Brian Eno at 77 Million Paintings
In a career spanning almost thirty five years and an astonishing range of artistic practice, Brian Eno has become an iconic figure within international contemporary culture. As an artist, musician, ideologue and systems-maker, he has not only written, performed, recorded and produced some of the most intoxicating and original music of the last thirty years, but has also established a philosophy of cultural production which links the enquiring spirit of conceptual art to the broadest applications of popular culture and sociology.
Best known in the field of music, Eno's discography as a musician, producer and artistic collaborator includes some of the most acclaimed recordings in the history of modern music.

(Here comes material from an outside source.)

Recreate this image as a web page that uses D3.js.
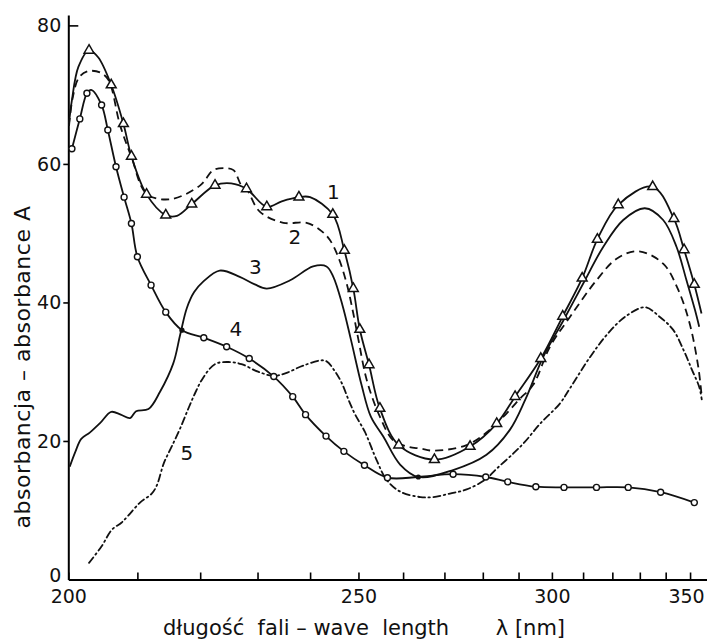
<!DOCTYPE html>
<html lang="pl">
<head>
<meta charset="utf-8">
<title>Absorbancja - widmo</title>
<script src="https://cdn.jsdelivr.net/npm/d3@7"></script>
<style>
  body { margin: 0; background: #fff; }
  text { font-family: "DejaVu Sans", sans-serif; fill: #111; }
</style>
</head>
<body>
<div id="chart"></div>
<script>
// wave length [nm], absorbance A
var curve1 = [[200.1,65.9],[200.5,69.2],[201.4,74.0],[202.9,76.4],[204.2,75.4],[206.1,71.4],[207.9,65.8],[209.1,61.1],
  [211.4,55.6],[214.4,52.6],[216.2,52.5],[218.6,54.2],[222.5,56.9],[225.3,57.2],[228.0,56.4],[231.7,53.8],[234.5,54.6],
  [237.8,55.2],[240.0,55.2],[244.6,52.7],[247.0,47.5],[248.9,42.0],[250.3,36.1],[252.3,31.0],[254.7,24.7],[259.0,19.4],
  [267.5,17.3],[276.6,19.2],[283.8,22.5],[289.0,26.4],[296.6,31.9],[303.4,38.0],[309.7,43.5],[314.8,49.1],[322.1,54.1],
  [334.9,56.7],[343.3,52.1],[347.5,47.6],[351.8,42.6],[354.9,38.4]];
var triangles1 = [[202.9,76.4],[206.1,71.4],[207.9,65.8],[209.1,61.1],[211.4,55.6],[214.4,52.6],[218.6,54.2],[222.5,56.9],
  [228.0,56.4],[231.7,53.8],[237.8,55.2],[244.6,52.7],[247.0,47.5],[248.9,42.0],[250.3,36.1],[252.3,31.0],[254.7,24.7],
  [259.0,19.4],[267.5,17.3],[276.6,19.2],[283.8,22.5],[289.0,26.4],[296.6,31.9],[303.4,38.0],[309.7,43.5],[314.8,49.1],
  [322.1,54.1],[334.9,56.7],[343.3,52.1],[347.5,47.6],[351.8,42.6]];

var curve2 = [[200.1,65.5],[200.6,69.5],[201.5,72.5],[202.8,73.4],[204.5,73.2],[205.7,72.1],[207.4,65.6],[209.1,61.0],
  [211.4,55.7],[215.1,54.9],[220.0,56.9],[222.2,59.1],[224.0,59.4],[225.7,59.1],[227.1,56.9],[228.0,56.4],[230.4,53.1],
  [234.8,51.5],[239.3,51.5],[242.3,50.3],[244.0,49.0],[245.7,46.6],[247.5,42.7],[248.9,38.4],[250.0,34.6],[251.8,28.8],
  [254.7,23.5],[257.7,20.1],[261.0,19.2],[264.1,18.9],[267.2,18.6],[275.7,19.4],[281.9,21.6],[286.6,24.0],[290.4,26.1],
  [294.3,28.1],[299.4,33.6],[305.7,37.9],[314.5,43.2],[321.5,46.3],[329.4,47.4],[339.0,45.6],[345.1,41.8],[349.8,37.0],
  [353.5,30.7],[355.0,26.4]];

var curve3 = [[200.2,16.3],[201.0,18.5],[201.8,20.3],[203.0,21.2],[204.5,22.6],[206.1,24.2],[207.5,23.8],[208.9,23.3],
  [209.8,24.3],[211.7,24.6],[213.5,27.1],[215.6,31.2],[216.7,35.3],[217.8,39.2],[219.0,41.5],[220.5,43.0],[223.3,44.6],
  [226.8,43.7],[229.5,42.6],[231.7,42.0],[236.1,43.2],[240.6,45.2],[243.3,45.2],[244.7,43.7],[246.6,39.6],[248.4,34.6],
  [250.7,28.0],[252.7,23.5],[255.5,20.6],[259.3,16.6],[263.6,14.8],[272.2,15.8],[281.0,18.0],[287.5,21.6],[292.0,26.0],
  [297.3,32.1],[303.6,37.4],[310.0,42.7],[316.8,48.0],[323.9,51.9],[331.9,53.6],[339.0,51.9],[344.4,48.0],[348.5,43.2],
  [352.1,38.9],[353.9,36.5]];

var curve4 = [[200.5,62.2],[201.6,66.5],[202.6,70.2],[203.2,70.7],[204.7,68.5],[205.6,64.9],[206.8,59.6],[208.0,55.2],
  [209.1,51.4],[210.0,46.6],[212.1,42.5],[214.4,38.6],[217.0,36.0],[220.6,34.9],[224.5,33.6],[228.5,31.9],[233.0,29.3],
  [236.6,26.4],[239.1,23.8],[243.2,20.7],[246.9,18.5],[251.3,16.5],[256.4,14.7],[263.6,14.8],[272.2,15.2],[280.8,14.8],
  [286.9,14.1],[295.1,13.4],[303.8,13.3],[314.5,13.3],[325.7,13.3],[338.0,12.6],[351.8,11.1]];
var circles4 = [[200.5,62.2],[201.6,66.5],[202.6,70.2],[204.7,68.5],[205.6,64.9],[206.8,59.6],[208.0,55.2],[209.1,51.4],
  [210.0,46.6],[212.1,42.5],[214.4,38.6],[220.6,34.9],[224.5,33.6],[228.5,31.9],[233.0,29.3],[236.6,26.4],[239.1,23.8],
  [243.2,20.7],[246.9,18.5],[251.3,16.5],[256.4,14.7],[272.2,15.2],[280.8,14.8],[286.9,14.1],[295.1,13.4],[303.8,13.3],
  [314.5,13.3],[325.7,13.3],[338.0,12.6],[351.8,11.1]];
var dots4 = [[217.0,36.0],[263.6,14.8]];

var curve5 = [[202.9,2.4],[204.7,4.8],[206.2,7.2],[207.6,8.2],[208.6,9.2],[210.4,11.1],[212.2,12.4],[213.0,13.6],
  [214.1,16.8],[215.3,19.1],[216.7,21.8],[218.1,24.8],[219.2,27.0],[220.4,29.0],[222.5,31.1],[224.8,31.4],[227.1,31.1],
  [230.1,30.0],[233.0,29.4],[235.3,29.8],[238.7,30.9],[243.0,31.6],[244.9,30.2],[246.5,28.3],[247.9,25.9],[249.3,23.8],
  [251.4,21.3],[254.0,17.2],[256.2,14.4],[259.3,12.7],[264.1,11.9],[267.2,11.9],[271.4,12.4],[275.7,13.0],[280.6,14.4],
  [283.8,16.0],[288.5,18.2],[291.9,19.9],[296.4,22.5],[302.5,25.4],[305.7,27.6],[312.3,32.1],[318.0,35.3],[324.5,37.9],
  [331.9,39.3],[337.7,37.9],[343.1,36.0],[347.3,33.1],[350.9,30.2],[353.9,27.8],[355.0,26.0]];

var curveNames = ["1", "2", "3", "4", "5"];
var namePos = [[244.7,56.0],[237.0,49.5],[229.6,45.1],[226.1,36.2],[217.8,18.3]];

var xMajor = [200, 250, 300, 350];
var xMinor = [210, 220, 230, 240, 260, 270, 280, 290, 310, 320, 330, 340];
var yTicks = [0, 20, 40, 60, 80];

var width = 707, height = 639;

var svg = d3.select("#chart").append("svg")
  .attr("width", width).attr("height", height);

// the wave length axis is linear in 1/lambda
var xs = d3.scaleLinear().domain([1 / 200, 1 / 357.3]).range([68.3, 707]);
var ys = d3.scaleLinear().domain([0, 81.5]).range([579.5, 15]);
function x(l) { return xs(1 / l); }

var line = d3.line()
  .x(function(d) { return x(d[0]); })
  .y(function(d) { return ys(d[1]); })
  .curve(d3.curveCatmullRom.alpha(0.5));

// axes
var gx = svg.append("g").attr("transform", "translate(0," + ys(0) + ")")
  .call(d3.axisBottom(xs)
    .tickValues(xMajor.map(function(v) { return 1 / v; }))
    .tickFormat(function(d) { return Math.round(1 / d); })
    .tickSizeInner(-7).tickSizeOuter(0).tickPadding(10));
gx.select(".domain").attr("stroke-width", 2);
gx.selectAll(".tick text").filter(function(d) { return Math.round(1 / d) === 350; }).attr("dx", -4);

var gxm = svg.append("g").attr("transform", "translate(0," + ys(0) + ")")
  .call(d3.axisBottom(xs)
    .tickValues(xMinor.map(function(v) { return 1 / v; }))
    .tickFormat("").tickSizeInner(-7).tickSizeOuter(0));
gxm.select(".domain").remove();

var gy = svg.append("g").attr("transform", "translate(" + xs(1 / 200) + ",0)")
  .call(d3.axisLeft(ys).tickValues(yTicks).tickSizeInner(5).tickSizeOuter(0).tickPadding(2));
gy.select(".domain").attr("stroke-width", 2);
gy.selectAll(".tick").filter(function(d) { return d === 80; }).select("line").attr("x2", 10);
var zeroTick = gy.selectAll(".tick").filter(function(d) { return d === 0; });
zeroTick.select("line").remove();
zeroTick.select("text").attr("dy", "0.1em");

svg.selectAll(".tick line").attr("stroke-width", 1.6);
svg.selectAll(".tick text").attr("font-size", 19).attr("fill", "#111")
  .style("font-family", "DejaVu Sans, sans-serif");

// curves
var curves = svg.append("g").attr("fill", "none").attr("stroke", "#111").attr("stroke-width", 1.8);
curves.append("path").datum(curve1).attr("d", line);
curves.append("path").datum(curve2).attr("d", line).attr("stroke-dasharray", "8,5");
curves.append("path").datum(curve3).attr("d", line);
curves.append("path").datum(curve4).attr("d", line);
curves.append("path").datum(curve5).attr("d", line)
  .attr("stroke-dasharray", "7,3.5,1.5,3.5").attr("stroke-linecap", "round");

// markers
svg.append("g").selectAll("path").data(triangles1).join("path")
  .attr("transform", function(d) { return "translate(" + x(d[0]) + "," + ys(d[1]) + ")"; })
  .attr("d", d3.symbol(d3.symbolTriangle, 42))
  .attr("fill", "#fff").attr("stroke", "#111").attr("stroke-width", 1.5);

svg.append("g").selectAll("circle").data(circles4).join("circle")
  .attr("cx", function(d) { return x(d[0]); })
  .attr("cy", function(d) { return ys(d[1]); })
  .attr("r", 3)
  .attr("fill", "#fff").attr("stroke", "#111").attr("stroke-width", 1.4);

svg.append("g").selectAll("circle").data(dots4).join("circle")
  .attr("cx", function(d) { return x(d[0]); })
  .attr("cy", function(d) { return ys(d[1]); })
  .attr("r", 2.6).attr("fill", "#111");

// curve numbers
svg.append("g").selectAll("text").data(curveNames).join("text")
  .attr("x", function(d, i) { return x(namePos[i][0]); })
  .attr("y", function(d, i) { return ys(namePos[i][1]); })
  .attr("text-anchor", "middle").attr("dy", "0.36em")
  .attr("font-size", 20)
  .text(function(d) { return d; });

// axis titles
svg.append("text")
  .attr("x", 163).attr("y", 635)
  .attr("font-size", 21)
  .style("white-space", "pre")
  .text("długość  fali – wave  length       λ [nm]");

svg.append("text")
  .attr("transform", "translate(30,367) rotate(-90)")
  .attr("text-anchor", "middle").attr("font-size", 22)
  .attr("letter-spacing", 0.5)
  .text("absorbancja – absorbance A");
</script>
</body>
</html>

Artists as seminal yet varied as John Cale, David Byrne, Laurie Anderson, David Bowie, Bono and Peter Gabriel have chosen to work with Eno, and he is one of the most sought after figures working across the spectrum of contemporary music, from guitar driven rock to film scores and electronica.
Eno's role as a founder member of the art rock group Roxy Music, in 1971, can still be regarded as one of the most accomplished debuts in the history of pop. By colliding a highly stylised selection of popular music forms "from French chanson to surfer rockabilly by way of Johnnie Ray" with an uncompromising backdrop of atonal, electronically massaged atmospherics, Roxy Music were and remain the most eloquent and spectacular testimony to Eno's definition of pop.
But Eno's creativity required a broader laboratory and playground in which to renew itself, unboundaried by the specific demands of working within a rock group. Departing Roxy Music subsequent to their second album, "For Your Pleasure", in 1972, a typically eclectic yet interconnected set of projects immediately followed.
Two solo albums, "Here Come The Warm Jets" and "Taking Tiger Mountain (By Strategy)" matched Eno's exuberant surrealism as a lyricist to his warmly melodic vocal style. They also maintained his fusion of avant garde freedoms with snarling rock theatricality and a near Beat Boom pop sensibility. Eno's now legendary "Another Green World" and "Before And After Science" albums were released in 1975 and 1977 respectively.
In the early and middle 1970's, his recordings with the former King Crimson guitarist, Robert Fripp : "No Pussyfooting" and "Evening Star" established a template for luxuriously minimalist recordings that contained within their sheer aesthetic gorgeousness and new approach to how music might be made, and, as important, how it might be heard and listened to.
In 1975, in collaboration with the artist Peter Schmidt, Eno also developed the "Oblique Strategies" set of problem-solving cards for artists. Each card states an act or attitude which can make an immediate intervention into the creative process. In effect, this simple yet highly refined mechanism pre-figures the current vogue for re-patterning creative thinking as life-coached today through NLP programme by nearly a quarter of a century.
It was also in the 1970s that Eno established the "Obscure" label of recordings. Audaciously harnessing his by-now extensive fame as a "rock" musician, to a progressive, curatorial role as a producer, Eno single handedly brought some of the most interesting and important musicians from the musical avant garde to the vast new audience commanded by rock. Thus Michael Nyman, John Cage, Gavin Bryars and The Penguin Café Orchestra, as well as many others, released albums on "Obscure" in a series of uniform (yet slightly differing) black sleeves, and a special lower cost to a mainstream pop or rock album. The series would also include Eno's own "Discreet Music" : a recording of simple variants of musical tones, and a founding example of Eno's creation of Ambient music as a genre and a softly philosophical statement.
By the late 1970s, Eno's legendary collaboration with David Bowie on the latter's "Low," "Heroes" and "Lodger" albums, combined with his own "Ambient" series and "Music For Films" releases, enthroned Eno as a the presiding spirit of much immediately post-punk, industrial and electronic music. In his work with Talking Heads, Devo, Snatch, Ultravox, as well has renewed curatorial role on the "No New York" compilation of New York New Wave groups, Eno was regarded as a Phil Spector-like figure for new groups enabled by punk.
Eno's audio-visual work shown internationally in venues as prestigious as the Venice Biennale, the Pompidou Centre, the Hayward Gallery, London, White Cube/Jay Jopling and the Marble Palace at the Russian Museum, St. Petersburg makes eloquent the social philosophy which seems to lie at the core of his thinking as an artist. These created environments ask the visitor to leave aside their preconceptions of what "looking at art" might involve, and instead attempt to experience the present moment, in the present moment.
Eno has spoken in the past of how such environments might become a part of civic architecture, providing space for people to take refuge from their hectic, short-term thinking, rather like public parks for the spirit. It is at such a point, perhaps, between aesthetics, science and politics, that all of Brian Eno's remarkable achievements are ultimately combined.